State Sen. Winnie Brinks (D-Grand Rapids) said she’s excited about how her district plans to use the parks money.

“Here in Grand Rapids, we have dreamed, planned and worked to reinvent our relationship with the river that defines our city by restoring the rapids and creating a waterfront corridor that invites us to interact with the river and each other in a whole new ways,” Brinks said.

Along with building a greenway trail stretching along the Grand River from Lowell to Lake Michigan, the money would also fund broadband expansion efforts in the state.

Speaking from the White House on Wednesday, Lt. Gov. Garlin Gilchrist described funding for the Broadband Grants and Michigan Broadband Internet Office as transformative for communities across the state.
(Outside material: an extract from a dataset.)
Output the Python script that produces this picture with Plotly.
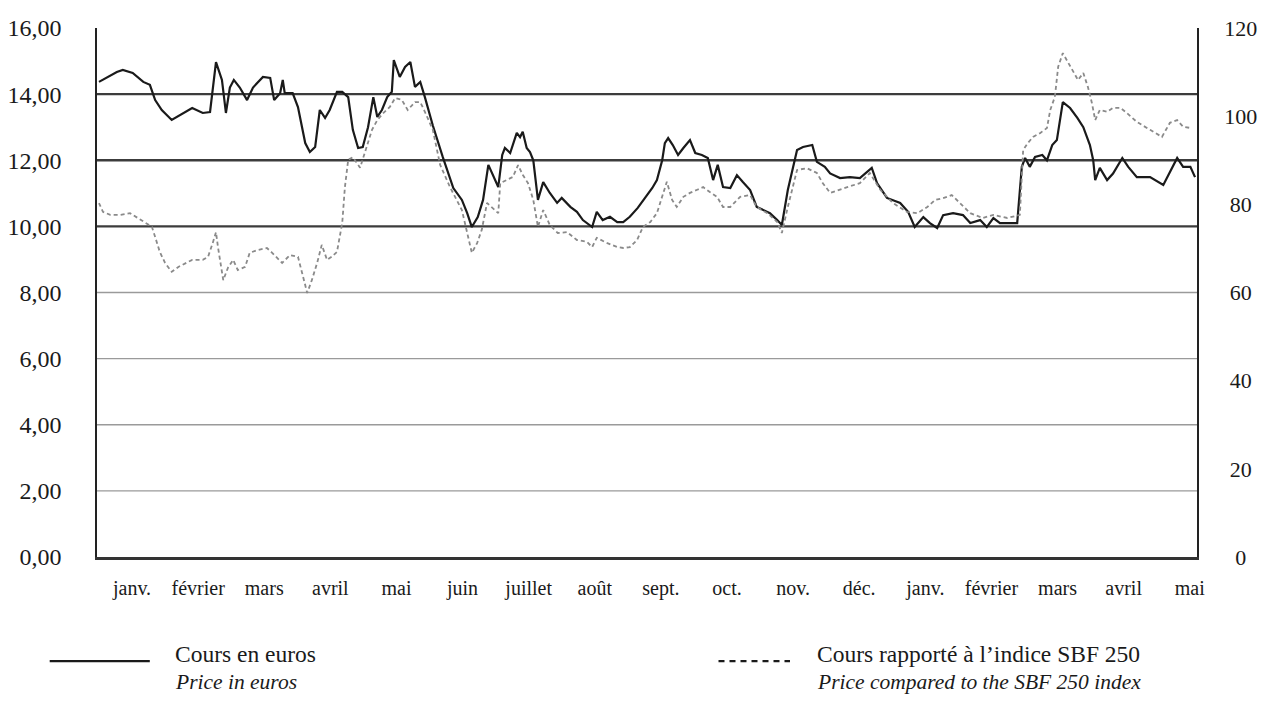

“[It] will allow us to target these investments to the communities that need them most, to support Michigan innovators who are building new networks to connect new communities. It will support innovators who are partnering to make internet access more affordable,” said Gilchrist.

Whitmer created the Michigan High-speed Internet Office last spring to coordinate broadband expansion efforts, but lawmakers hadn’t funded the staff until now.